Run a Final Fit and Visibility Check
A complete try-on is the most reliable way to catch a coverage or comfort problem before the occasion, although lighting and movement may differ from one place to another. After choosing the layer, use this five-step check:
- Dress the full outfit. Put on the dress, underlayer, shoes, bra or support solution, and any blazer, cardigan, coat, or bag you will use. Choosing underwear separately can hide problems created by the finished outfit.
- Inspect every opening and the hem. Look at the front, back, side seams, neckline, armholes, waist, slits, and hem. Watch for contrast, exposed edges, bunching, or a layer that extends farther than intended.
- Test the relevant lighting. Use daylight and strong indoor light. If photographs matter, take phone-camera or flash views from several angles rather than assuming a mirror shows the same result.
- Move through ordinary positions. Sit, stand, walk, bend, turn, reach, raise your arms, and carry your bag. Watch for ride-up, twisting, cling, shifting, and accidental exposure.
- Adjust or replace the layer. If the outfit remains distracting, change the neckline, back, length, surface, or overall layer construction. Passing the privacy check does not necessarily mean the outfit is comfortable or creates the silhouette you want.
For a buying-focused follow-up, this silk quality checklist can help you review construction details before choosing another garment. It does not verify a particular item's coverage, so use the finished-outfit test after it arrives.
If the full try-on reveals a problem, change the layer or dress cut before the occasion. Repeat the process in the lighting and movements you expect rather than relying on a standing-mirror test.
FAQs
Use these questions to troubleshoot a specific fit or movement issue after choosing a layer.
What Color Underwear Is Least Visible Under a Light Silk Dress?
There is no single color that disappears under every light dress. Compare a shade close to your skin tone with the dress in daylight and strong indoor light, then view it through the fabric from several angles. A color that blends in one room may create contrast under another light or against a different dress color.
Can You Wear Shapewear Under a Silk Dress Without Showing Lines?

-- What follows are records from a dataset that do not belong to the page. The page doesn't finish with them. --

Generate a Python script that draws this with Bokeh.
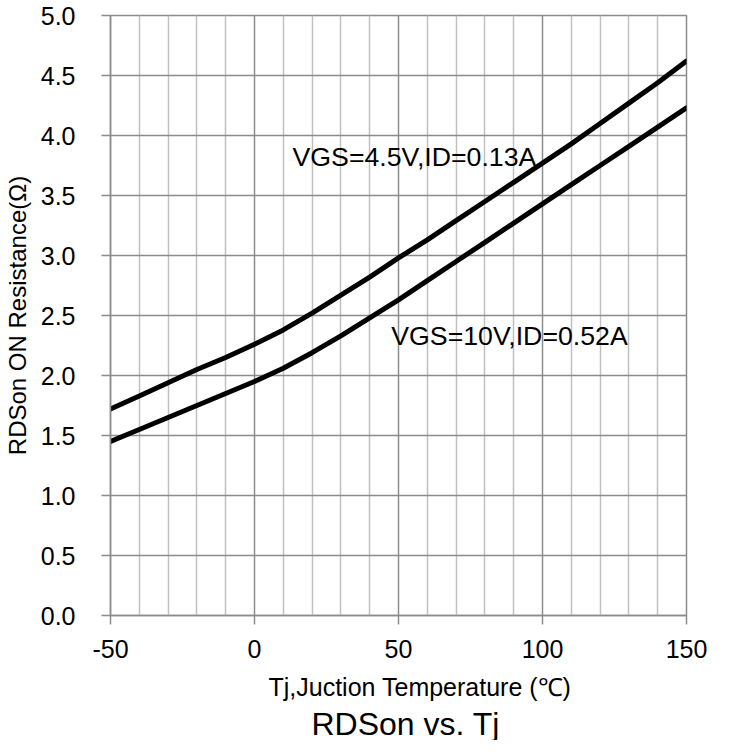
from bokeh.plotting import figure
from bokeh.models import Range1d, FixedTicker, Title, Label
from bokeh.embed import file_html
from bokeh.resources import INLINE

# ---- data ----
temps = [-50, -40, -30, -20, -10, 0, 10, 20, 30, 40, 50, 60, 70, 80, 90, 100, 110, 120, 130, 140, 150]
rds_vgs45 = [1.72, 1.83, 1.94, 2.05, 2.15, 2.26, 2.38, 2.52, 2.67, 2.82, 2.98,
             3.13, 3.29, 3.45, 3.61, 3.77, 3.93, 4.10, 4.27, 4.44, 4.62]
rds_vgs10 = [1.45, 1.55, 1.65, 1.75, 1.85, 1.95, 2.06, 2.19, 2.33, 2.48, 2.63,
             2.79, 2.95, 3.11, 3.27, 3.43, 3.59, 3.75, 3.91, 4.07, 4.23]
x_major = [-50, 0, 50, 100, 150]
x_major_labels = ["-50", "0", "50", "100", "150"]
x_minor = [-40, -30, -20, -10, 10, 20, 30, 40, 60, 70, 80, 90, 110, 120, 130, 140]
y_ticks = [0.0, 0.5, 1.0, 1.5, 2.0, 2.5, 3.0, 3.5, 4.0, 4.5, 5.0]
y_tick_labels = ["0.0", "0.5", "1.0", "1.5", "2.0", "2.5", "3.0", "3.5", "4.0", "4.5", "5.0"]
label_45 = "VGS=4.5V,ID=0.13A"
label_10 = "VGS=10V,ID=0.52A"
x_title = "Tj,Juction Temperature (\u2103)"
y_title = "RDSon ON Resistance(\u03a9)"
chart_title = "RDSon vs. Tj"

FONT = "Liberation Sans"
GRID_MAJOR = "#8c8c8c"
GRID_MINOR = "#c0c0c0"

p = figure(width=720, height=740, output_backend="svg", toolbar_location=None,
           x_range=Range1d(-50, 150), y_range=Range1d(0, 5),
           min_border_left=108, min_border_right=34, min_border_top=15, min_border_bottom=125)
p.background_fill_color = "white"
p.border_fill_color = "white"
p.outline_line_color = GRID_MAJOR
p.outline_line_width = 1.5

# axes
p.xaxis.ticker = FixedTicker(ticks=x_major, minor_ticks=x_minor)
p.xaxis.major_label_overrides = {v: s for v, s in zip(x_major, x_major_labels)}
p.yaxis.ticker = FixedTicker(ticks=y_ticks)
p.yaxis.major_label_overrides = {v: s for v, s in zip(y_ticks, y_tick_labels)}
for ax in (p.xaxis[0], p.yaxis[0]):
    ax.axis_line_color = GRID_MAJOR
    ax.axis_line_width = 1.5
    ax.major_tick_line_color = GRID_MAJOR
    ax.major_tick_line_width = 1.5
    ax.major_tick_out = 9
    ax.major_tick_in = 0
    ax.minor_tick_line_color = None
    ax.major_label_text_font = FONT
    ax.major_label_text_font_size = "25px"
    ax.major_label_text_color = "black"
p.xaxis.major_label_standoff = 15
p.yaxis.major_label_standoff = 26
p.yaxis.axis_label = y_title
p.yaxis.axis_label_text_font = FONT
p.yaxis.axis_label_text_font_size = "24px"
p.yaxis.axis_label_text_font_style = "normal"
p.yaxis.axis_label_text_color = "black"
p.yaxis.axis_label_standoff = 7

# grids
p.xgrid.grid_line_color = GRID_MAJOR
p.xgrid.grid_line_width = 1.5
p.xgrid.minor_grid_line_color = GRID_MINOR
p.xgrid.minor_grid_line_width = 1.5
p.ygrid.grid_line_color = GRID_MAJOR
p.ygrid.grid_line_width = 1.5

# curves
p.line(temps, rds_vgs45, line_color="black", line_width=5, line_cap="round", line_join="round")
p.line(temps, rds_vgs10, line_color="black", line_width=5, line_cap="round", line_join="round")

# annotations (anchored at the middle of the text)
p.add_layout(Label(x=13.2, y=3.825, text=label_45, text_font=FONT, text_font_size="26.7px",
                   text_baseline="middle", text_align="left", text_color="black"))
p.add_layout(Label(x=47.5, y=2.333, text=label_10, text_font=FONT, text_font_size="26.7px",
                   text_baseline="middle", text_align="left", text_color="black"))

# below titles
t1 = Title(text=x_title, text_font=FONT, text_font_size="25px", text_font_style="normal",
           align="left", offset=158, standoff=20, text_color="black")
p.add_layout(t1, "below")
t2 = Title(text=chart_title, text_font=FONT, text_font_size="32px", text_font_style="normal",
           align="left", offset=201, standoff=-14, text_color="black")
p.add_layout(t2, "below")

open("out.html", "w").write(file_html(p, INLINE))
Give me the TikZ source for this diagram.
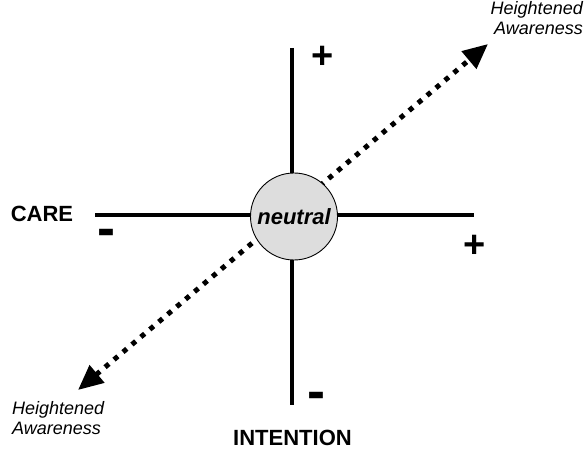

Possibly, but seams, waistbands, leg openings, compression, fit, and cling all affect the result. Try the exact shapewear with the dress while sitting, walking, and bending. If an edge appears, choose a different cut or skip smoothing; a shorter or tighter layer is not automatically the solution.
What Should You Wear Under a Backless Silk Dress?
Start with the back opening rather than the front of the undergarment. A low-back or backless bra, a suitable adhesive option, or a layer with a compatible back may work, but security and skin comfort vary by person and garment. Test the solution while reaching, turning, sitting, and carrying the bag you plan to use.
Should Your Slip Be Shorter Than Your Silk Dress?
Usually, a slip should end where it provides coverage without accidentally showing below the dress, but the right length depends on slits, hem sheerness, walking movement, and whether a visible slip is intentional. Walk up stairs and sit down to see whether it rides above the dress hem or shows through a slit.
How Do You Stop a Silk Dress From Clinging to Its Underlayer?
Cling can be affected by friction, surface texture, fit, moisture, and static. First look for excess fabric, rough edges, or bunching as you walk. Adjust the fit or try a different surface, then test your movement again before relying on a static-control product, which may not address a cut or friction problem.